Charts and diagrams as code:

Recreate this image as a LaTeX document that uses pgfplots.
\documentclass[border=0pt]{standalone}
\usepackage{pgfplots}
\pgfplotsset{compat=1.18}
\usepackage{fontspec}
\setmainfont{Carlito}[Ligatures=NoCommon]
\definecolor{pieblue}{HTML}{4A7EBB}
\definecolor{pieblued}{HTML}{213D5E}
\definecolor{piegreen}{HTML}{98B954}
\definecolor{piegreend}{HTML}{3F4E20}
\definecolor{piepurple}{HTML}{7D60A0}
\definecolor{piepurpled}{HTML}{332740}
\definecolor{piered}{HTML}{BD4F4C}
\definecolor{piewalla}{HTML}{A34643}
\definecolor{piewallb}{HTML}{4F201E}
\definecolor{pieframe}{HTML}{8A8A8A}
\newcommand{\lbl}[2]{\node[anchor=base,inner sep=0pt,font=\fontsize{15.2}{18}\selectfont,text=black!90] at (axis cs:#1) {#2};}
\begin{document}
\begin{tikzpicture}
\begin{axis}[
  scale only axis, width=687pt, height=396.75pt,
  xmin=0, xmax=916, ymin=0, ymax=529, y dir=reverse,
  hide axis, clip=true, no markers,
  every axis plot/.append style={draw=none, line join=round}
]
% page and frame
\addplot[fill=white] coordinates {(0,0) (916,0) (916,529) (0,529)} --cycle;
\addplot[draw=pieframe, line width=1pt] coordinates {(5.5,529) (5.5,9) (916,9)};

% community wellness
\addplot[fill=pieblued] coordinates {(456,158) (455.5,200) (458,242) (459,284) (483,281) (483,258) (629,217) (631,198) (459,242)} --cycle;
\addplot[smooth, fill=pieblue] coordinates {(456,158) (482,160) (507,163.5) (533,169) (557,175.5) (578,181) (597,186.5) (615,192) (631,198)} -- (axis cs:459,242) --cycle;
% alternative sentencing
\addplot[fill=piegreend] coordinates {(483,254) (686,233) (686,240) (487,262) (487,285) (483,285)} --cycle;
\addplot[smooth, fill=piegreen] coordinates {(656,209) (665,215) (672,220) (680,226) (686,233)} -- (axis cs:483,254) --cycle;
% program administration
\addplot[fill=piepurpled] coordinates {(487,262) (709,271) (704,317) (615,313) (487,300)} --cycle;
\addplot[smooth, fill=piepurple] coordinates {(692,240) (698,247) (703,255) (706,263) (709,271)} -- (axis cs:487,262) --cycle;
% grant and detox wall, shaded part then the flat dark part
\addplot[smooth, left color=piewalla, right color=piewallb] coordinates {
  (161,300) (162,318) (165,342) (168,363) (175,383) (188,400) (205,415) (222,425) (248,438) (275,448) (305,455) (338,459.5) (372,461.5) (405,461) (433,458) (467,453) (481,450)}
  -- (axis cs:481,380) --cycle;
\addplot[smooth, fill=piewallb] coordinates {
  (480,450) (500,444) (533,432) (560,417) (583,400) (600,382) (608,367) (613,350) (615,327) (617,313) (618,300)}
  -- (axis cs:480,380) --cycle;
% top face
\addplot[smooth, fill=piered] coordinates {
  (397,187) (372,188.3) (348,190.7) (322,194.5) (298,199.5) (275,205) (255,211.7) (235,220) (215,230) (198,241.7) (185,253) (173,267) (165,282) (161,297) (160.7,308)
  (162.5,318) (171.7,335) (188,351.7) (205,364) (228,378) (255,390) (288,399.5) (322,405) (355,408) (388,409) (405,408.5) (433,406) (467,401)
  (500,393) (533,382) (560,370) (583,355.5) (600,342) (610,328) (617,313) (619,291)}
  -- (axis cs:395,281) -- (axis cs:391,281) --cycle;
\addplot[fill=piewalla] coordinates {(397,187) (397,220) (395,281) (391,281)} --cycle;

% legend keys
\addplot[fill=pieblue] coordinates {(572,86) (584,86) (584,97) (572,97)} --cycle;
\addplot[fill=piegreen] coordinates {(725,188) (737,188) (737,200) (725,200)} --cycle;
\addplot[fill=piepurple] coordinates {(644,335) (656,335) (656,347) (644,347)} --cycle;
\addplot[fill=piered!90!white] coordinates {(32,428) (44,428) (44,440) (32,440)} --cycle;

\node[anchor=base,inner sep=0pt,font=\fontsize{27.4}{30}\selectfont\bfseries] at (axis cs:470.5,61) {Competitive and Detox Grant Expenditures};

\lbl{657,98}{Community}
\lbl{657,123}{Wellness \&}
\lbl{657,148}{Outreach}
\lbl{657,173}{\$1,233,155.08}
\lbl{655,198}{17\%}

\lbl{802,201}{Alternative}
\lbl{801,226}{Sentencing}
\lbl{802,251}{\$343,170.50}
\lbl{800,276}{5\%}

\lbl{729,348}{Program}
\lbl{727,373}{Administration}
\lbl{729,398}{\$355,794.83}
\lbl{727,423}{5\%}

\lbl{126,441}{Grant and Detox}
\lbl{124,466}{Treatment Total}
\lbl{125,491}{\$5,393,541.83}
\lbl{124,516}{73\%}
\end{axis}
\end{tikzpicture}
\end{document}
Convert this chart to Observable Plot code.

• _Your task_:
Review the material and copy each line in which the word "this" appears.

• _Result below_:
Recreate this image as a LaTeX document that uses pgfplots.
Convert this chart to Observable Plot code.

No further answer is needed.